* Task description
Write out all of the lines below, exactly and completely.

/---

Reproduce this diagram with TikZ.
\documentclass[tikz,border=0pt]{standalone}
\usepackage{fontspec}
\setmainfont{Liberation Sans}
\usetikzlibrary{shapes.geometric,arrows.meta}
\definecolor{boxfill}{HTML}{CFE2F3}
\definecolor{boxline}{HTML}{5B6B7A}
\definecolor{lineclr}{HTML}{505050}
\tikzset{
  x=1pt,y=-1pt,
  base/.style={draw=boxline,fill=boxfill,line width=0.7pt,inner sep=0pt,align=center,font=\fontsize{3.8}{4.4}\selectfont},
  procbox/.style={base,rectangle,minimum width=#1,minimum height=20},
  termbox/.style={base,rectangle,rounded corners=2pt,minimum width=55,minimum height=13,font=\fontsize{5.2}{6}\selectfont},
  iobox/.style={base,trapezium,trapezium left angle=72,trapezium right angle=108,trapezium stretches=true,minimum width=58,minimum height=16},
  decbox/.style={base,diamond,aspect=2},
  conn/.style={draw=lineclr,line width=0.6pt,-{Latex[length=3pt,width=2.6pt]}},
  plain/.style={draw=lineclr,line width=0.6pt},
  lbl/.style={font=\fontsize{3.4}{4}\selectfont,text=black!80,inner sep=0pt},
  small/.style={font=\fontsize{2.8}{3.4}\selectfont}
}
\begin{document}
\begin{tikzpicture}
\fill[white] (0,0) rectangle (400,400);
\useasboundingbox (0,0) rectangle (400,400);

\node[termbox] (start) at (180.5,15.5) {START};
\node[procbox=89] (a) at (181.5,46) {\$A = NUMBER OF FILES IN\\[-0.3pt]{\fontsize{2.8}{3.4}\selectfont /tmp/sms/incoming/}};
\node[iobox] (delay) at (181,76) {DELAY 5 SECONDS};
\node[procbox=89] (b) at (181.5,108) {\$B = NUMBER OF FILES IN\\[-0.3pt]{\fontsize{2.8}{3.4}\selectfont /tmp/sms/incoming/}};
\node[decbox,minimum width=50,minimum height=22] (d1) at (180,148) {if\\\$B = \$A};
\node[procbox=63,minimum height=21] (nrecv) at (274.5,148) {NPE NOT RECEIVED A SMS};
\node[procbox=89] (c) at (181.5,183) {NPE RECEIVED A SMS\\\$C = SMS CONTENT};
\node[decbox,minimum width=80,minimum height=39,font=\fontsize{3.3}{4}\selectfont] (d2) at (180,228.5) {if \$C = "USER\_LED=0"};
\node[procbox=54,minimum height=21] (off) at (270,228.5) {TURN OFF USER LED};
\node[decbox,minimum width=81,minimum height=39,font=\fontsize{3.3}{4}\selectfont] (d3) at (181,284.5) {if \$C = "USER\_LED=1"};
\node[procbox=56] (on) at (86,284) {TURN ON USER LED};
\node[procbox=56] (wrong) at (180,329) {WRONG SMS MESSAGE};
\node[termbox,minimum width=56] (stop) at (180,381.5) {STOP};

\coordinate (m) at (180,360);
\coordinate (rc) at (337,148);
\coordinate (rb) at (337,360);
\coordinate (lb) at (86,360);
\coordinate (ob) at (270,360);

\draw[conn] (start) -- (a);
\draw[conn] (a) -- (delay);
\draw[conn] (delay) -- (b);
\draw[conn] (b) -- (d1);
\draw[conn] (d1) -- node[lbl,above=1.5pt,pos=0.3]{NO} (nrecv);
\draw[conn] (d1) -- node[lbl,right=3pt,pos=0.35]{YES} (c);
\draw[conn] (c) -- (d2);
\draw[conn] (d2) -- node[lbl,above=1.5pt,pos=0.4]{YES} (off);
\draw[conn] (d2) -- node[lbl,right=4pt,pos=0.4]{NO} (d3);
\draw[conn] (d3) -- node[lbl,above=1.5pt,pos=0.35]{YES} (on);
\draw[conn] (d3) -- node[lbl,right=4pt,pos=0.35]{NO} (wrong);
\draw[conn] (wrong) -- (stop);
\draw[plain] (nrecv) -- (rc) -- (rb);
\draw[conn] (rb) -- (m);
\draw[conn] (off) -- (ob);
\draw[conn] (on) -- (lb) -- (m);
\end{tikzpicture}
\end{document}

\---

* Result of this exercise
Reproduce this diagram with TikZ.
\documentclass[tikz,border=0pt]{standalone}
\usepackage{fontspec}
\setmainfont{Liberation Sans}
\usetikzlibrary{shapes.geometric,arrows.meta}
\definecolor{boxfill}{HTML}{CFE2F3}
\definecolor{boxline}{HTML}{5B6B7A}
\definecolor{lineclr}{HTML}{505050}
\tikzset{
  x=1pt,y=-1pt,
  base/.style={draw=boxline,fill=boxfill,line width=0.7pt,inner sep=0pt,align=center,font=\fontsize{3.8}{4.4}\selectfont},
  procbox/.style={base,rectangle,minimum width=#1,minimum height=20},
  termbox/.style={base,rectangle,rounded corners=2pt,minimum width=55,minimum height=13,font=\fontsize{5.2}{6}\selectfont},
  iobox/.style={base,trapezium,trapezium left angle=72,trapezium right angle=108,trapezium stretches=true,minimum width=58,minimum height=16},
  decbox/.style={base,diamond,aspect=2},
  conn/.style={draw=lineclr,line width=0.6pt,-{Latex[length=3pt,width=2.6pt]}},
  plain/.style={draw=lineclr,line width=0.6pt},
  lbl/.style={font=\fontsize{3.4}{4}\selectfont,text=black!80,inner sep=0pt},
  small/.style={font=\fontsize{2.8}{3.4}\selectfont}
}
\begin{document}
\begin{tikzpicture}
\fill[white] (0,0) rectangle (400,400);
\useasboundingbox (0,0) rectangle (400,400);

\node[termbox] (start) at (180.5,15.5) {START};
\node[procbox=89] (a) at (181.5,46) {\$A = NUMBER OF FILES IN\\[-0.3pt]{\fontsize{2.8}{3.4}\selectfont /tmp/sms/incoming/}};
\node[iobox] (delay) at (181,76) {DELAY 5 SECONDS};
\node[procbox=89] (b) at (181.5,108) {\$B = NUMBER OF FILES IN\\[-0.3pt]{\fontsize{2.8}{3.4}\selectfont /tmp/sms/incoming/}};
\node[decbox,minimum width=50,minimum height=22] (d1) at (180,148) {if\\\$B = \$A};
\node[procbox=63,minimum height=21] (nrecv) at (274.5,148) {NPE NOT RECEIVED A SMS};
\node[procbox=89] (c) at (181.5,183) {NPE RECEIVED A SMS\\\$C = SMS CONTENT};
\node[decbox,minimum width=80,minimum height=39,font=\fontsize{3.3}{4}\selectfont] (d2) at (180,228.5) {if \$C = "USER\_LED=0"};
\node[procbox=54,minimum height=21] (off) at (270,228.5) {TURN OFF USER LED};
\node[decbox,minimum width=81,minimum height=39,font=\fontsize{3.3}{4}\selectfont] (d3) at (181,284.5) {if \$C = "USER\_LED=1"};
\node[procbox=56] (on) at (86,284) {TURN ON USER LED};
\node[procbox=56] (wrong) at (180,329) {WRONG SMS MESSAGE};
\node[termbox,minimum width=56] (stop) at (180,381.5) {STOP};

\coordinate (m) at (180,360);
\coordinate (rc) at (337,148);
\coordinate (rb) at (337,360);
\coordinate (lb) at (86,360);
\coordinate (ob) at (270,360);

\draw[conn] (start) -- (a);
\draw[conn] (a) -- (delay);
\draw[conn] (delay) -- (b);
\draw[conn] (b) -- (d1);
\draw[conn] (d1) -- node[lbl,above=1.5pt,pos=0.3]{NO} (nrecv);
\draw[conn] (d1) -- node[lbl,right=3pt,pos=0.35]{YES} (c);
\draw[conn] (c) -- (d2);
\draw[conn] (d2) -- node[lbl,above=1.5pt,pos=0.4]{YES} (off);
\draw[conn] (d2) -- node[lbl,right=4pt,pos=0.4]{NO} (d3);
\draw[conn] (d3) -- node[lbl,above=1.5pt,pos=0.35]{YES} (on);
\draw[conn] (d3) -- node[lbl,right=4pt,pos=0.35]{NO} (wrong);
\draw[conn] (wrong) -- (stop);
\draw[plain] (nrecv) -- (rc) -- (rb);
\draw[conn] (rb) -- (m);
\draw[conn] (off) -- (ob);
\draw[conn] (on) -- (lb) -- (m);
\end{tikzpicture}
\end{document}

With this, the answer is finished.